La vida humana puede elegir, puede pactar la finalidad y estrategia del juego:   competitiva si su finalidad es la ganancia de un jugador o un equipo de entre los contendientes;  cooperativa si la ganancia es a compartir por todos los que juegan. Ponerse a jugar limpio exige un pacto previo. Entonces, partiendo del supuesto de que todos queremos jugar a sobrevivir, ¿jugamos compitiendo o jugamos cooperando? 
Tanto si el juego es de competencia como si es de cooperación, hay ventaja -pero ni privilegio ni trampa- si aquella fuera derivada sólo de las cualidades de cada jugador, de su inteligencia y esfuerzo por ejemplo, si bien, siempre cabe esperar un posible sentimiento de envidia por quien carece de esas naturales ventajas. Pero si el juego es de competencia, siempre será tramposo cualquier privilegio, cualquier poder “extra”, no propio; como, por ejemplo, el previo robo de algunas cartas de la baraja. Eso puede pasar y está pasando con los bienes universales, los de la Tierra común (del conjunto de las especies) y  los del Conocimiento común (del conjunto humano). 

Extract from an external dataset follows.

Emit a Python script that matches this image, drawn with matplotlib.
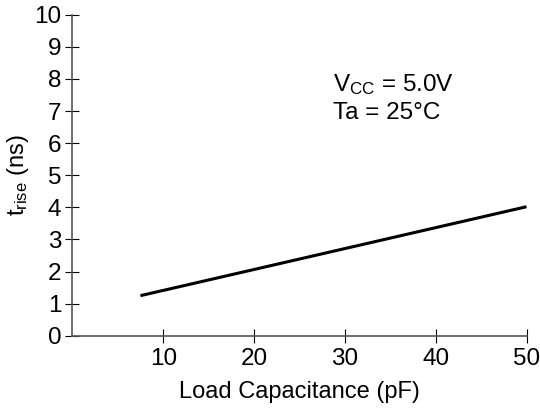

De ahí que aquí se proponga la urgencia y necesidad de un Pacto del Común sobre los bienes universales, como base constituyente de una nueva organización de la sociedad humana, ahora sí, en modo convivencial y sustentable e integralmente democrática, a sabiendas de que ésta no es una revolución obligatoria, que siempre, cada cual puede optar,  "libremente", por seguir resbalando a los infiernos.